Un cygne dans le canal

« Ce matin, je travaille à l'appartement car cet après-midi, je participe à une réunion.
— Une réunion ?
— Oui. Concernant un dictionnaire du mouvement ouvrier...
— Le mouvement ouvrier ? Mais qui s'intéresse encore à ce truc ? Vingt personnes ?
— Mais... Enfin... Je...
— Laisse tomber ! Je suis mal tournée et je vais tout faire pour te casser ! »

« Bonjour Monsieur !
— Ha ! Hamilton ! Je suis heureux de te revoir !
— Oui, moi aussi !
— Tu vas bien ?
— Oui, ça va très bien, et vous ?
— Oui... Et sinon, ça va ? Je veux dire au niveau personnel ?
— Très bien ! Je suis en pleine réflexion sur moi-même en ce moment ! »
(Il me pose une question précise ? Je lui réponds franchement et avec les moyens du bord ! Cependant, par la suite, je me suis fait la réflexion qu'il s'agissait là d'une réponse singulière, d'autant plus qu'elle n'eut dans ce cas particulier aucune suite ; qu'elle ne fut pas suivie d'une nouvelle question.)

« Pour l'instant, nous n'avons pas encore encodé de fiches "Q"... » 
Il s'arrête un instant puis reprend :
« Je veux dire, bien sûr, de fiches commençant par la lettre "Q". »
(Le public avait compris, mais la rectification s'est avérée en fin de compte assez comique.)
Le ridicule petit abri de tram temporaire de la Porte de Flandre a bien du mal à contenir toute la masse humaine qui y afflue sous la pluie battante.

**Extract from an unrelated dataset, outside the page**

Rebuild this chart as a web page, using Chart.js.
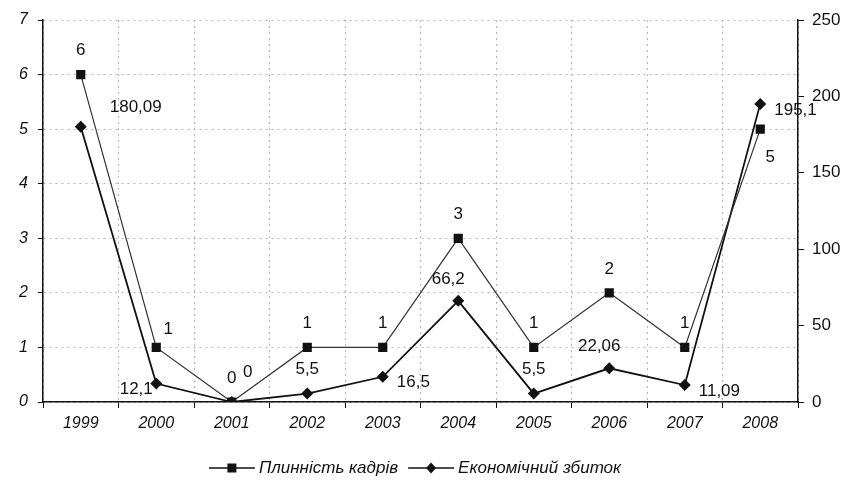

De l'autre côté de la rue, les quelques trams avancent difficilement au milieu des flaques d'eau qui finissent forcément par se mouvoir et se transformer en petits ruisseaux. Le tram d'en face fait des étincelles. L'eau encercle la petite communauté regroupée sous l'auvent : l'expérience est intéressante. Un monsieur à ma droite me parle et m'extirpe de ma contemplation. J'enlève mes casques ; il me montre le sombre canal du doigt : « Il y a un cygne dans le canal. Un cygne ! Tu te rends compte ? J'habite dans le coin depuis des années et c'est la première fois que je vois ça : un cygne ! Mais d'où est-ce qu'il peut bien sortir, celui-là ? »

Ce soir, je n'aurais jamais dû forcer mon corps à se déplacer jusqu'au Parvis pour « travailler ». Le monde alentour m'ennuie et m'énerve. J'aurais certainement été beaucoup plus en phase avec moi-même si j'avais décidé de me calfeutrer dans mon divan, peut-être même avec une couverture, en compagnie de trois amis : le livre amical, la tasse de café réconfortante et la pénombre salutaire créée par la lampe halogène du salon, lorsqu'elle est réglée à très bas régime. Occasion manquée : de retour à l'appartement, énervé sans raison, je n'ai plus rien à faire si ce n'est dormir ! Il est à peine minuit quand j'éteins la lumière et me mets en veille — s'endormir alors que la nuit ne fait que commencer : le phénomène est tellement rare qu'il mérite d'être mentionné.